The Event: The Disappearance of Raoul Wallenberg
When: Jan. 17, 1945
Where: En route from Budapest to Debrecen, Hungary
The Mystery: Raoul Wallenberg, a 32-year-old architect from a prominent banking family in Sweden, had completed his mission in Budapest at the close of W.W. II. He had saved literally tens of thousands of Hungarian Jews from Adolf Eichmann and the Nazi crematoriums. Attached to the neutral Swedish mission in Budapest, he had handed out protective Swedish passports to thousands of Jews, whom he then hid in 32 safe houses protected by diplomatic immunity. He once saved 70,000 Jews in one evening, through sheer force of intimidation: Having heard that Hungarian Nazis and German soldiers were about to slaughter the entire population of the city's walled ghetto, he informed the commanding officer, Gen. August Schmidhuber, that if the pogrom took place he personally would see that the German commander was tried as a war criminal after Hungary's liberation. Permission for the raid was withdrawn.
On Jan. 16, 1945, with the German surrender now a foregone conclusion and the Russian forces laying siege to Budapest, Wallenberg decided to seek out Marshal Malinovsky, the Russian commander headquartered at Debrecen, 120 mi. east of the capital. He wanted to discuss plans for his proposed Wallenberg Institution for Rescue and Reconstruction, an agency that would restore to Hungarian Jews property confiscated from them during the war. Wallenberg made his intention known to Soviet forces fighting in Budapest, and the next day he was picked up by two officers of the Russian secret police, who said they would escort him safely to Debrecen. Thus on Jan. 17, 1945, Wallenberg and his Hungarian driver, Vilmos Langfelder, set out for Debrecen with the two Russians. Making a final stop at his Budapest office before leaving the city, Wallenberg whispered to his aides, "I am going to Marshal Malinovsky's headquarters, whether as a guest or a prisoner I do not know yet." The four then drove east towards Debrecen. Neither Wallenberg nor his driver was ever heard from again.

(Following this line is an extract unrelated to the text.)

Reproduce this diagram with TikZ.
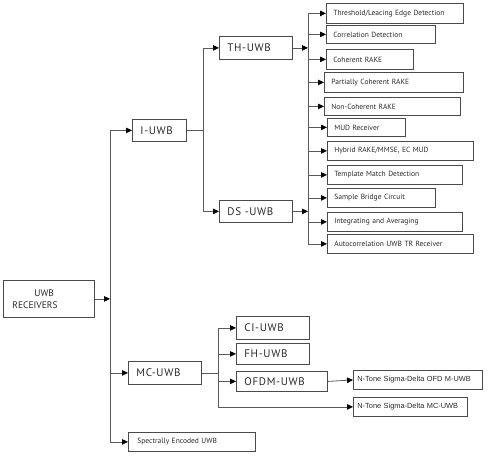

Possible Solutions: On Mar. 7, 1945, Radio Kossuth, the Soviet station in liberated Budapest, announced that the Gestapo had ambushed and murdered Wallenberg and his driver en route to Debrecen. It sounded reasonable. After all, the Swede had been on Eichmann's hit list for a long time. But no body was ever produced, and with the release of German and Italian prisoners of war from Russian camps came reports of a Swede held captive in a Moscow prison. Asked by Swedish officials for an explanation, the Soviets insisted that Wallenberg had never been held captive in Russia. Then, on Feb. 7, 1957, Moscow issued a correction. Yes, Wallenberg had been a prisoner at Lubyanka Prison in Moscow, Soviet authorities admitted, but, alas, he had died of an apparent heart attack on July 17, 1947. They blamed his wrongful detention on Viktor S. Abakumov, former minister of state security, one of Stalin's henchmen who had recently been executed during the period of destalinization. The Soviets expressed their regrets and considered the matter closed.